Measure the value added! Educator urges Jamaicans not to judge schools solely on CSEC performance
Accomplished educator and lecturer at the University of the West Indies, Mona, Joan Spencer Ernandez, is warning against using students' performance in external examinations as the only basis for comparing and branding schools.
Spencer Ernandez was pointing particularly to the yearly school rankings published in the media, which position high schools based on the quality of scores they receive in the annual Caribbean Secondary Education Certificate (CSEC) General Proficiency Examinations. She argues that to rank schools based on their performance in the CSEC is unfair to upgraded high schools as often, they face a range of challenges not common to traditional high schools.
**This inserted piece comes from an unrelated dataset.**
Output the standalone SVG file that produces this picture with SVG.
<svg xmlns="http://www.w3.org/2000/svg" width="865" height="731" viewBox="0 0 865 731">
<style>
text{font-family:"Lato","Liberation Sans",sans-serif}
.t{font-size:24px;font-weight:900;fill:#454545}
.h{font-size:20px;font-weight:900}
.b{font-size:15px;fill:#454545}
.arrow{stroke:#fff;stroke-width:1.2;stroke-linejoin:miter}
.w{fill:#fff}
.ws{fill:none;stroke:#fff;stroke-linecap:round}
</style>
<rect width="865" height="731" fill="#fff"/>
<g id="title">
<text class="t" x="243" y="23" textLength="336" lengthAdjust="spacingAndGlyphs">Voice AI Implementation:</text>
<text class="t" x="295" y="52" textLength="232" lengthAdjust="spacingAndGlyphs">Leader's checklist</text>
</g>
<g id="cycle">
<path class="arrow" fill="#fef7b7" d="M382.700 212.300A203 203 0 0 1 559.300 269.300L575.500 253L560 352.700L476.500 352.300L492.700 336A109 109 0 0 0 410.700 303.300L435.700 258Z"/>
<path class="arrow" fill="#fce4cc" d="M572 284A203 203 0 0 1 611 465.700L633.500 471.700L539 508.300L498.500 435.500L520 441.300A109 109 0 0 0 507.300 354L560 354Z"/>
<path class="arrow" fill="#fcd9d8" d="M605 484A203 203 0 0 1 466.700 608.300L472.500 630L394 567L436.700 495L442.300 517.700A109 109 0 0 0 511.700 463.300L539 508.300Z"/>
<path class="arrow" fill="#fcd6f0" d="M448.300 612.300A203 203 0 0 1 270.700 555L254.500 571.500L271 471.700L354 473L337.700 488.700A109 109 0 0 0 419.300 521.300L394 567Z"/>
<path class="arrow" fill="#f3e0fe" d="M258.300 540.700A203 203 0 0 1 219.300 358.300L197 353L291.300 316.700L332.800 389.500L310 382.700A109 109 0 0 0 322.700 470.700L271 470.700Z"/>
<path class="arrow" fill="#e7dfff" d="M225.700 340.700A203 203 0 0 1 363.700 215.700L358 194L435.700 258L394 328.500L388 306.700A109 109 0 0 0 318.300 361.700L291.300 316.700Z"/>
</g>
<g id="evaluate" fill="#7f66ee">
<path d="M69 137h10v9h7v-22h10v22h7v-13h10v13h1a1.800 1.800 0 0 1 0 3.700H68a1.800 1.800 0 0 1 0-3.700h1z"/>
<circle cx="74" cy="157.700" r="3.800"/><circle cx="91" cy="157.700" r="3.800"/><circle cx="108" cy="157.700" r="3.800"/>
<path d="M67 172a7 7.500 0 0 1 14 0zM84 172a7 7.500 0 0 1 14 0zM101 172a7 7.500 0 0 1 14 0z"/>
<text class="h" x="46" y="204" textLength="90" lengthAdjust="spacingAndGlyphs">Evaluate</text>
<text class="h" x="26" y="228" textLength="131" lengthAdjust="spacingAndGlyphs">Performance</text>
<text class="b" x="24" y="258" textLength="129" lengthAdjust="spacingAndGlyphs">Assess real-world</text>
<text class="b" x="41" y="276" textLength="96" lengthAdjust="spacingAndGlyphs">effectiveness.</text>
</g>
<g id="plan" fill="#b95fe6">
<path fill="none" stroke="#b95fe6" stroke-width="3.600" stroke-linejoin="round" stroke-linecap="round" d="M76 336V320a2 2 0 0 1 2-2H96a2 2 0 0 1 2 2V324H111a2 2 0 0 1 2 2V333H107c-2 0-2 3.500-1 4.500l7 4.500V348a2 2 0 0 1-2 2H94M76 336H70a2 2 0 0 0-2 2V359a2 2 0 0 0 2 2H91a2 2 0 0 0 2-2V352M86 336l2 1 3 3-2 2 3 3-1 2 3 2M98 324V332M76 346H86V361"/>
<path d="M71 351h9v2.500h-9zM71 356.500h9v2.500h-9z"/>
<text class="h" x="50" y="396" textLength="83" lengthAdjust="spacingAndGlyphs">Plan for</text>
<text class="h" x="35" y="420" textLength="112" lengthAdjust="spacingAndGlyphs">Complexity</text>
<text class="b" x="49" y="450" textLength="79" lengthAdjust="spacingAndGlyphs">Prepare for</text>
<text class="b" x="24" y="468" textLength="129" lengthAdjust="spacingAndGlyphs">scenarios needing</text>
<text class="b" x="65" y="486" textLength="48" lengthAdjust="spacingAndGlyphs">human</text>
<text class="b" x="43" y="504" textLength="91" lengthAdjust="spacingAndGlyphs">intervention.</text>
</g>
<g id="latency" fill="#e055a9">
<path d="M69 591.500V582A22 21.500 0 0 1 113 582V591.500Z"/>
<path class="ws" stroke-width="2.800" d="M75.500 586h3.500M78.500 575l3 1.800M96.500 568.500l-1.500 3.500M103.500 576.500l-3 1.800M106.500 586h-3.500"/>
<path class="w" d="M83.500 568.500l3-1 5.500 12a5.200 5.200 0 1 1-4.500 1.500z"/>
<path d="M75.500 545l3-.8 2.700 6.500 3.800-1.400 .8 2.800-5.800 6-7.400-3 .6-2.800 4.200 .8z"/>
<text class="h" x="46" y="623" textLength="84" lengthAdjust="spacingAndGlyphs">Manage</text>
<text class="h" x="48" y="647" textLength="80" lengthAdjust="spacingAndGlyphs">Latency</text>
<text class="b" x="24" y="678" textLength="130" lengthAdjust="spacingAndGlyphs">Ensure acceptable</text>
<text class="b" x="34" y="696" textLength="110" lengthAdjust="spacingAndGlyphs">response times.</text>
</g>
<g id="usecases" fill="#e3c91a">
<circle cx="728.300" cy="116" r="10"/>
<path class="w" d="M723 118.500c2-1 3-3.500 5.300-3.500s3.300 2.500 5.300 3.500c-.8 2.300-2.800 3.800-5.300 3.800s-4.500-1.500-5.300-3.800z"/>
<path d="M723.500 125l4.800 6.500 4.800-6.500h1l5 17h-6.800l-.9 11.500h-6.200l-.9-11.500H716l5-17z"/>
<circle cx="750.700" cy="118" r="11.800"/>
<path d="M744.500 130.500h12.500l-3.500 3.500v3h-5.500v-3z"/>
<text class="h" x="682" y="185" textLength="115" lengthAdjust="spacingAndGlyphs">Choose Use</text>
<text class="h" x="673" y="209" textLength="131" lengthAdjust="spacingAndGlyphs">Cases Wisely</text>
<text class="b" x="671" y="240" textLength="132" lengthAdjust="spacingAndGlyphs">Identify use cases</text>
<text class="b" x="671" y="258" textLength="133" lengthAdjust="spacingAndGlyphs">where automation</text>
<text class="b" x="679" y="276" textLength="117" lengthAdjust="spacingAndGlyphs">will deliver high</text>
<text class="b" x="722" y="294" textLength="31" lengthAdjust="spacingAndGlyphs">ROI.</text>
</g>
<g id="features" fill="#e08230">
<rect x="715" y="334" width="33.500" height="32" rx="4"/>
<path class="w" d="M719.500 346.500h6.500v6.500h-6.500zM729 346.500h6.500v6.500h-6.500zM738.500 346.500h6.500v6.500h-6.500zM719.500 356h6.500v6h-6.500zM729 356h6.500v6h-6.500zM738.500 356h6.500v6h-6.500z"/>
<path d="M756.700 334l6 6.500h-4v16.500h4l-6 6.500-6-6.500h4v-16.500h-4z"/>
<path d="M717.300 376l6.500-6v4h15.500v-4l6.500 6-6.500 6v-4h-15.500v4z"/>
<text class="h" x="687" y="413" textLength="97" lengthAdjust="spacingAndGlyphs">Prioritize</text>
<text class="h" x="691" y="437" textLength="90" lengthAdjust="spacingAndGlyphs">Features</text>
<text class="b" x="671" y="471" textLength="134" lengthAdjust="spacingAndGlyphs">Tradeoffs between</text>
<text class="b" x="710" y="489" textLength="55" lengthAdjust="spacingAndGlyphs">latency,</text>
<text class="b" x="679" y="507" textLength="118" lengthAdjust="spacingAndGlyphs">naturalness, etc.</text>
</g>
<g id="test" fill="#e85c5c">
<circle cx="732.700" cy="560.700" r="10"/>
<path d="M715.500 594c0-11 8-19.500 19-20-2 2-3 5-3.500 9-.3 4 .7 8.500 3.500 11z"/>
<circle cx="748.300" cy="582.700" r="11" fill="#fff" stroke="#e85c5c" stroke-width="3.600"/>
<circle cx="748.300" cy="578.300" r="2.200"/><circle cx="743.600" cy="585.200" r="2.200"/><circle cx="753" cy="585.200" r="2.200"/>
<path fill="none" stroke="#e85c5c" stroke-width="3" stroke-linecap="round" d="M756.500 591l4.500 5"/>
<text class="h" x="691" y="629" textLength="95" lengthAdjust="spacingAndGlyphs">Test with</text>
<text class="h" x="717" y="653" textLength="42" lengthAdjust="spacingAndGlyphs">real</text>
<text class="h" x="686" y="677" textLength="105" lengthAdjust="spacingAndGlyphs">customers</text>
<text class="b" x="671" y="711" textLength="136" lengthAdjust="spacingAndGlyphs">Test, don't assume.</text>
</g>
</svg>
Spencer Ernandez raised her concerns during a series of literacy workshops held recently by the Mutual Building Societies Foundation (MBSF) for the academic staff of six upgraded high schools under its Centres of Excellence programme.
Comparing schools
"You can't compare schools which are receiving students who are reading at the primer and pre-primer levels, and expect them to achieve at the same number and quality of subjects five years later as their peers who entered grade seven reading at or above the grade seven level. They are at a clear disadvantage!" Spencer Ernandez argues.
The ranking of schools, based on their performance in the CSEC exams, has been a sore point for many educators over the years. Many of them contend that the disparity in resources available to traditional and upgraded high schools, and the quality of learners streamed into both categories of schools leave little upon which to draw a comparison.
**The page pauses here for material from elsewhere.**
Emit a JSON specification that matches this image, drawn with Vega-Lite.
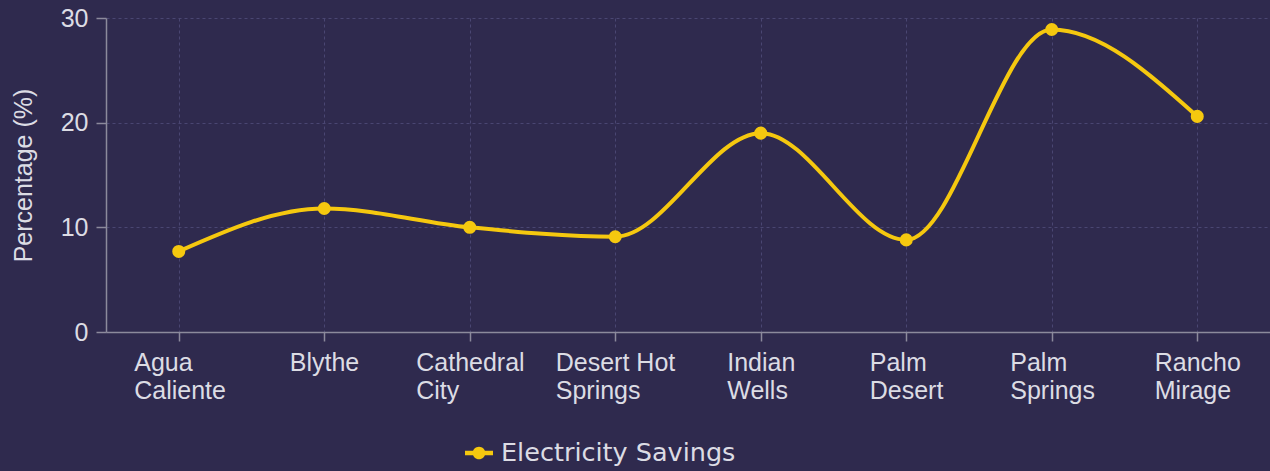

The records also show that students who are usually channeled into the upgraded schools do not perform as well as those channeled into the traditional high schools. In addition, the non-traditional schools are the ones that receive students through the Grade Nine Achievement Test (GNAT).
Spencer Ernandez says many children entering grade seven at upgraded high schools need to be brought up to the required reading and numeracy levels before they can begin to access the content of the curriculum.
"What we need to measure, and compare if needs be, is the value that has been added at the end of the child's school tenure," she says.
Addition challenges
Her viewpoint was supported by many school administrators and teachers from the six rural-based high schools who insisted that their students' scores should not be compared with those of students attending traditional high schools.
Principal of the Green Pond High School in St James, Michael Ellis, pointed out that in addition to the challenges with literacy and numeracy, the schools are also usually forced to deal with students who have serious behavioural challenges.
"Sometimes the students are almost adults by the time they get to us," he said, pointing to the students received through the GNAT. "And at that stage, many of them are difficult to manage. I often spend up to 80 per cent of my day treating with indiscipline!"
"We believe in adding value to the students," he emphasised.